Jail time mulled for dairy discharge
Judge postpones sentencing because of case's complexity
By CAROL RYAN DUMAS
A judge has postponed sentencing for Mike Vierstra, a Twin Falls, Idaho, dairyman convicted of violating the Clean Water Act for discharging wastewater into a nearby canal without a permit.
U.S. District Judge Ronald E. Bush of Boise has moved sentencing to Aug. 3.
The case is so complex, the judge said he wanted more time to study the issues involved, said Allen Ellis, Vierstra's attorney.
The two-hour hearing on July 19 included testimony by Vierstra and a dairy inspector from Idaho State Department of Ag, Ellis said.
In its sentencing memorandum, the government requested a sentence of one year in prison and a $100,000 fine for the violation, which occurred on or about June 1, 2009.
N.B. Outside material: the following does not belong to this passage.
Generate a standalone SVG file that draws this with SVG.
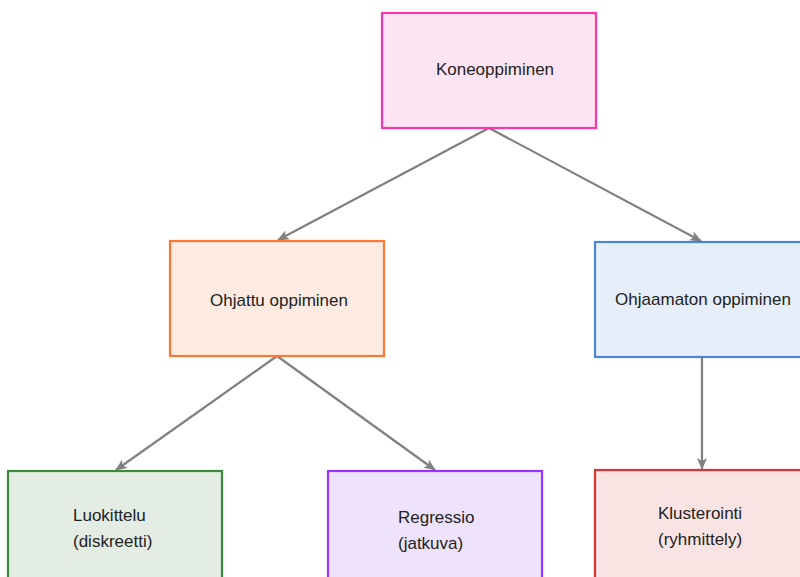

Ellis said the recommendation is "unbelievable," especially since his client already paid a $21,000 fine in a 2010 settlement with the Environmental Protection Agency.
"It was one event of discharge into the Low Line Canal with no adverse impact on ecology or wildlife," Ellis said. "My client testified if he is incarcerated, his dairy will go into the soup; there's no one but him" to run the dairy.
U.S. Attorney George Breitsameter said the jail time is justified by law because Vierstra didn't have a permit to discharge, he has a history of regulatory offenses, and he lied in trial testimony, obstructing the proceeding.
But the judge could adjust the sentencing based on the nature and quality of the discharge, he added.
Ellis argued the impact of the discharge was not measurable and there is no evidence that Vierstra obstructed justice, according to court documents.
The inspector from the ag department testified with one version of the incident, and Vierstra testified with a different version. The jury decided to believe the inspector's version, Ellis said.
Ellis also pointed out Vierstra had been acquitted on two other counts of discharge in the same case by a jury in March and has no criminal history.
"The judge indicated he may or may not impose incarceration, but that my client should be prepared," Ellis said.
The judge also indicated he might consider some kind of house detention, he added.